The combination of ease of submission and proliferation of zombie manuscripts has completely flooded modern publishers. Where an imprint in 1980, may have had time to read 5 per cent of the submissions they received, those days are long gone. Now the average publisher or agent, even with the help of an assistant and an intern, probably has a hard time reading and responding to 100 per cent of the blind query letters they receive. Instead of rejecting manuscripts after reading the first ten pages, they and their staffs are reduced to reading the first ten lines of each query letter (on a good day).

In the pre-computer era, all of the barriers writers had to face – were right up front,  weeding out all the writers who weren’t deadly serious about their craft, very early on in the process.
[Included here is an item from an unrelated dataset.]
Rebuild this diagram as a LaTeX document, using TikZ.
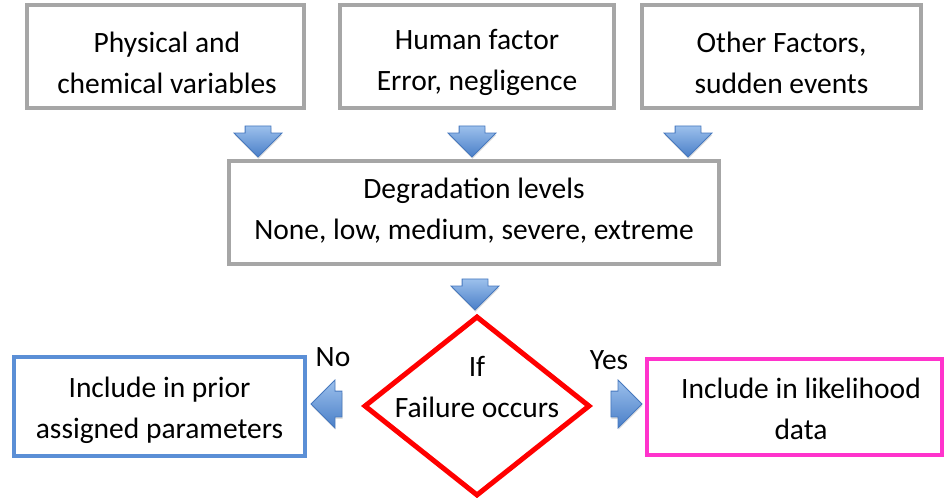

Now, writers don’t face real barriers until the end of the process. But because of the numbers of submissions the mountain seems 100 times as high. And if you self-publish, you face other, equally intimidating challenges.

Things All Working Writers Should Know


One of the prices writers must pay in exchange for the reduction in submission costs and the increased simplicity of the process - is complete democratization of the market. The closer we get to a time when everybody simply self-publishes, the more the market will favour writers with a flair for self-promotion and the financial resources to sell their own titles. The trick is, the best, most dedicated self-promoters are probably not going to be the best writers. The two skill sets will overlap Word of mouth will play more of a role in a writer’s success than any time in history – but may be a slow winnowing process. We may have to measure true success as number of sales over a long period of time.

Agents, editors and publishers pay a different price. Now, instead of alienating 10 or twenty writers a day, they’re faced with alienating hundreds every day. In a single day a good team could make as many as a thousand writers a) go into a fury b) contemplate suicide c) burst into tears d) give up, e) shrug and start work on yet another draft of the unending manuscript. e) all of the above, not necessarily in that order.